• [WRITTEN INSTRUCTION]
Find the lines with "this" in them and copy them out.

--- Start of EXERCISE DATA ---

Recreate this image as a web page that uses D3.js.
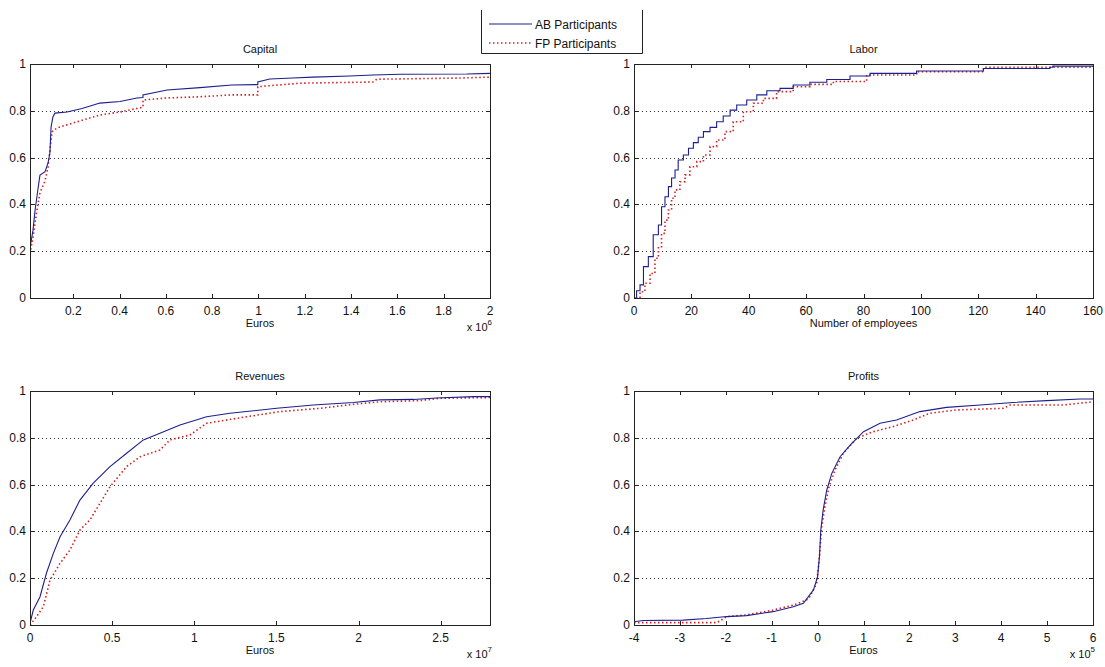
<!DOCTYPE html>
<html>
<head>
<meta charset="utf-8">
<script src="https://cdn.jsdelivr.net/npm/d3@7"></script>
<style>
  body { margin: 0; background: #fff; }
  svg text { font-family: "Liberation Sans", Arial, sans-serif; fill: #111; }
</style>
</head>
<body>
<svg id="chart" width="1105" height="667"></svg>
<script>
const capitalAB = [[0.013,0.214],[0.026,0.29],[0.035,0.376],[0.048,0.47],[0.056,0.525],[0.078,0.54],[0.091,0.577],[0.099,0.62],[0.104,0.73],[0.112,0.774],[0.121,0.79],[0.173,0.795],[0.238,0.81],[0.315,0.833],[0.402,0.84],[0.475,0.855],[0.501,0.857],[0.501,0.868],[0.605,0.889],[0.747,0.899],[0.885,0.91],[0.997,0.912],[0.997,0.923],[1.049,0.936],[1.148,0.94],[1.235,0.944],[1.395,0.949],[1.494,0.953],[1.611,0.956],[1.9,0.957],[2.0,0.96]];
const capitalFP = [[0.013,0.19],[0.026,0.26],[0.043,0.376],[0.056,0.45],[0.078,0.5],[0.091,0.56],[0.099,0.63],[0.108,0.71],[0.13,0.727],[0.216,0.753],[0.315,0.782],[0.402,0.795],[0.475,0.81],[0.501,0.815],[0.501,0.846],[0.605,0.855],[0.747,0.86],[0.885,0.868],[0.997,0.868],[0.997,0.903],[1.179,0.918],[1.494,0.923],[1.511,0.935],[1.87,0.94],[2.0,0.944]];

const laborAB = [[0,0],[0.9,0.031],[2.1,0.056],[3.3,0.134],[5.0,0.177],[6.7,0.27],[8.5,0.312],[9.6,0.39],[10.8,0.433],[12.0,0.476],[13.1,0.513],[14.3,0.547],[15.4,0.59],[17.2,0.611],[19.0,0.64],[20.7,0.664],[22.4,0.687],[24.2,0.711],[26.5,0.729],[28.8,0.753],[31.1,0.778],[33.5,0.803],[35.8,0.825],[39.3,0.846],[42.8,0.868],[46.3,0.886],[50.9,0.896],[55.5,0.91],[61.3,0.922],[67.2,0.934],[75.3,0.949],[82.3,0.96],[98.5,0.97],[121.8,0.981],[145,0.986],[146,0.991],[160,0.991]];
const laborFP = [[0.7,0],[2.1,0.027],[3.8,0.063],[5.6,0.105],[7.3,0.17],[8.5,0.219],[9.6,0.276],[10.8,0.333],[12.0,0.376],[13.1,0.426],[14.3,0.462],[16.0,0.497],[17.8,0.526],[19.5,0.561],[21.9,0.583],[24.2,0.611],[26.5,0.647],[28.8,0.675],[31.7,0.711],[34.6,0.753],[38.1,0.796],[41.6,0.832],[45.1,0.853],[49.7,0.882],[55.5,0.903],[61.3,0.913],[69.5,0.925],[81.1,0.953],[98.5,0.967],[121.8,0.986],[160,0.99]];

const revenuesAB = [[0,0.007],[0.02,0.064],[0.061,0.121],[0.10,0.221],[0.142,0.306],[0.183,0.377],[0.243,0.449],[0.304,0.534],[0.385,0.606],[0.487,0.677],[0.588,0.734],[0.69,0.791],[0.791,0.819],[0.913,0.855],[1.075,0.89],[1.217,0.905],[1.502,0.926],[1.725,0.94],[1.968,0.951],[2.13,0.962],[2.333,0.964],[2.475,0.97],[2.7,0.976],[2.8,0.976]];
const revenuesFP = [[0,0],[0.04,0.036],[0.081,0.078],[0.122,0.192],[0.183,0.264],[0.243,0.32],[0.304,0.406],[0.365,0.449],[0.426,0.52],[0.487,0.591],[0.588,0.677],[0.67,0.719],[0.791,0.748],[0.852,0.791],[0.974,0.812],[1.075,0.862],[1.318,0.89],[1.521,0.912],[1.765,0.926],[1.968,0.943],[2.13,0.954],[2.374,0.959],[2.496,0.969],[2.8,0.972]];

const profitsAB = [[-4,0.014],[-3.8,0.019],[-2.93,0.021],[-2.42,0.028],[-1.98,0.036],[-1.55,0.04],[-0.97,0.057],[-0.53,0.078],[-0.31,0.093],[-0.09,0.15],[0.0,0.207],[0.04,0.292],[0.07,0.406],[0.12,0.491],[0.2,0.577],[0.31,0.648],[0.49,0.719],[0.71,0.769],[1.0,0.826],[1.36,0.862],[1.72,0.876],[2.23,0.912],[2.81,0.93],[3.54,0.94],[4.26,0.951],[4.99,0.959],[5.72,0.966],[6,0.966]];
const profitsFP = [[-4,0.01],[-2.2,0.01],[-2.1,0.021],[-1.98,0.036],[-1.55,0.043],[-0.97,0.064],[-0.53,0.085],[-0.24,0.107],[-0.17,0.121],[-0.02,0.178],[0.04,0.292],[0.09,0.42],[0.16,0.506],[0.25,0.591],[0.38,0.662],[0.56,0.734],[0.85,0.798],[1.21,0.826],[1.65,0.848],[2.08,0.876],[2.45,0.905],[3.03,0.919],[4.05,0.926],[4.19,0.94],[5.35,0.94],[6,0.954]];

const yTicks = [0, 0.2, 0.4, 0.6, 0.8, 1];
const capitalTicks = [0.2, 0.4, 0.6, 0.8, 1, 1.2, 1.4, 1.6, 1.8, 2];
const laborTicks = [0, 20, 40, 60, 80, 100, 120, 140, 160];
const revenuesTicks = [0, 0.5, 1, 1.5, 2, 2.5];
const profitsTicks = [-4, -3, -2, -1, 0, 1, 2, 3, 4, 5, 6];
const legendLabels = ['AB Participants', 'FP Participants'];

const colorAB = '#1e1e8e';
const colorFP = '#d42020';

const svg = d3.select('#chart');

const panels = [
  {id: 'cap', title: 'Capital', xlabel: 'Euros', exp: '6', domain: [0.013, 2], ticks: capitalTicks,
   ab: capitalAB, fp: capitalFP, box: [30, 490, 64, 298], step: false},
  {id: 'lab', title: 'Labor', xlabel: 'Number of employees', exp: null, domain: [0, 160], ticks: laborTicks,
   ab: laborAB, fp: laborFP, box: [634, 1093, 64, 298], step: true},
  {id: 'rev', title: 'Revenues', xlabel: 'Euros', exp: '7', domain: [0, 2.8], ticks: revenuesTicks,
   ab: revenuesAB, fp: revenuesFP, box: [30, 490, 391, 625], step: false},
  {id: 'pro', title: 'Profits', xlabel: 'Euros', exp: '5', domain: [-4, 6], ticks: profitsTicks,
   ab: profitsAB, fp: profitsFP, box: [634, 1093, 391, 625], step: false}
];

function fmt(t) {
  return String(+t.toFixed(2));
}

panels.forEach(function (p) {
  const [x0, x1, y0, y1] = p.box;
  const x = d3.scaleLinear().domain(p.domain).range([x0, x1]);
  const y = d3.scaleLinear().domain([0, 1]).range([y1, y0]);
  const g = svg.append('g');

  g.append('clipPath').attr('id', 'clip-' + p.id)
    .append('rect').attr('x', x0).attr('y', y0).attr('width', x1 - x0).attr('height', y1 - y0);

  // dotted horizontal grid
  g.selectAll('.grid').data([0.2, 0.4, 0.6, 0.8]).enter().append('line')
    .attr('x1', x0).attr('x2', x1)
    .attr('y1', d => Math.round(y(d)) + 0.5).attr('y2', d => Math.round(y(d)) + 0.5)
    .attr('stroke', '#333').attr('stroke-width', 1).attr('stroke-dasharray', '1,3');

  const line = d3.line()
    .x(d => x(d[0])).y(d => y(d[1]))
    .curve(p.step ? d3.curveStepAfter : d3.curveLinear);

  const plot = g.append('g').attr('clip-path', 'url(#clip-' + p.id + ')');
  plot.append('path').datum(p.fp).attr('d', line)
    .attr('fill', 'none').attr('stroke', colorFP).attr('stroke-width', 1.6)
    .attr('stroke-dasharray', '1.5,2.5');
  plot.append('path').datum(p.ab).attr('d', line)
    .attr('fill', 'none').attr('stroke', colorAB).attr('stroke-width', 1.1);

  // box
  g.append('rect').attr('x', x0 + 0.5).attr('y', y0 + 0.5)
    .attr('width', x1 - x0).attr('height', y1 - y0)
    .attr('fill', 'none').attr('stroke', '#222').attr('stroke-width', 1);

  // inward ticks, all four sides
  const tl = 4;
  p.ticks.forEach(function (t) {
    const xp = Math.round(x(t)) + 0.5;
    g.append('line').attr('x1', xp).attr('x2', xp).attr('y1', y1).attr('y2', y1 - tl).attr('stroke', '#222');
    g.append('line').attr('x1', xp).attr('x2', xp).attr('y1', y0).attr('y2', y0 + tl).attr('stroke', '#222');
    g.append('text').attr('x', x(t)).attr('y', y1 + 17)
      .attr('text-anchor', 'middle').attr('font-size', 12).text(fmt(t));
  });
  yTicks.forEach(function (t) {
    const yp = Math.round(y(t)) + 0.5;
    g.append('line').attr('x1', x0).attr('x2', x0 + tl).attr('y1', yp).attr('y2', yp).attr('stroke', '#222');
    g.append('line').attr('x1', x1).attr('x2', x1 - tl).attr('y1', yp).attr('y2', yp).attr('stroke', '#222');
    g.append('text').attr('x', x0 - 4).attr('y', y(t) + 4)
      .attr('text-anchor', 'end').attr('font-size', 12).text(fmt(t));
  });

  g.append('text').attr('x', (x0 + x1) / 2).attr('y', y0 - 11)
    .attr('text-anchor', 'middle').attr('font-size', 11).text(p.title);
  g.append('text').attr('x', (x0 + x1) / 2).attr('y', y1 + 29)
    .attr('text-anchor', 'middle').attr('font-size', 11).text(p.xlabel);

  if (p.exp) {
    const e = g.append('text').attr('x', x1 + 2).attr('y', y1 + 33)
      .attr('text-anchor', 'end').attr('font-size', 11);
    e.append('tspan').text('x 10');
    e.append('tspan').attr('dy', -6).attr('font-size', 8).text(p.exp);
  }
});

// legend (top edge sits off the visible frame in the original)
const lg = svg.append('g');
lg.append('rect').attr('x', 481.5).attr('y', 12.5).attr('width', 161).attr('height', 41)
  .attr('fill', '#fff').attr('stroke', 'none');
lg.append('path').attr('d', 'M481.5,10V53.5H642.5V10')
  .attr('fill', 'none').attr('stroke', '#222');
legendLabels.forEach(function (lab, i) {
  const yy = 24 + i * 19;
  lg.append('line').attr('x1', 489).attr('x2', 532).attr('y1', yy).attr('y2', yy)
    .attr('stroke', i === 0 ? colorAB : colorFP)
    .attr('stroke-width', i === 0 ? 1.1 : 1.6)
    .attr('stroke-dasharray', i === 0 ? null : '1.5,2.5');
  lg.append('text').attr('x', 535).attr('y', yy + 4.5).attr('font-size', 12).text(lab);
});
</script>
</body>
</html>
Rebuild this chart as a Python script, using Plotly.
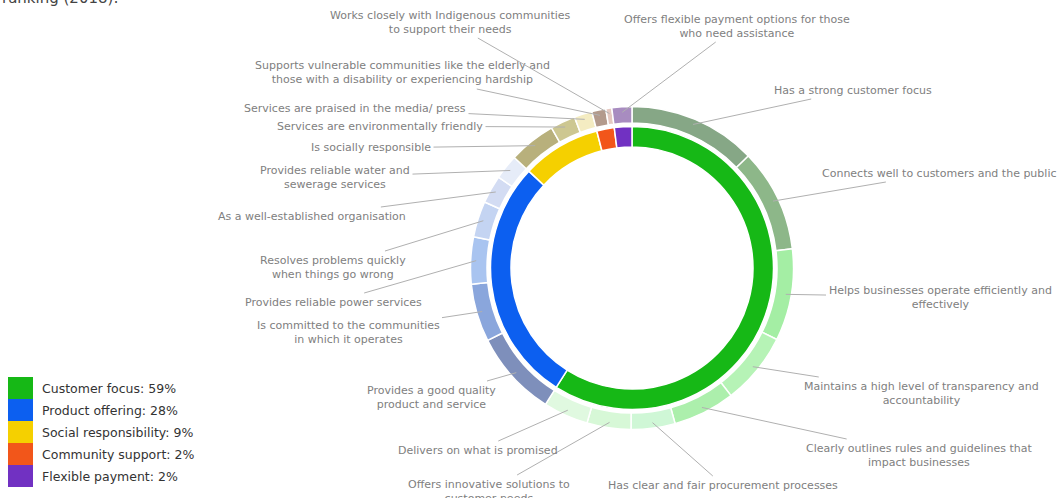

--- End of EXERCISE DATA ---

• [ANSWER]
Recreate this image as a web page that uses D3.js.
Rebuild this chart as a Python script, using Plotly.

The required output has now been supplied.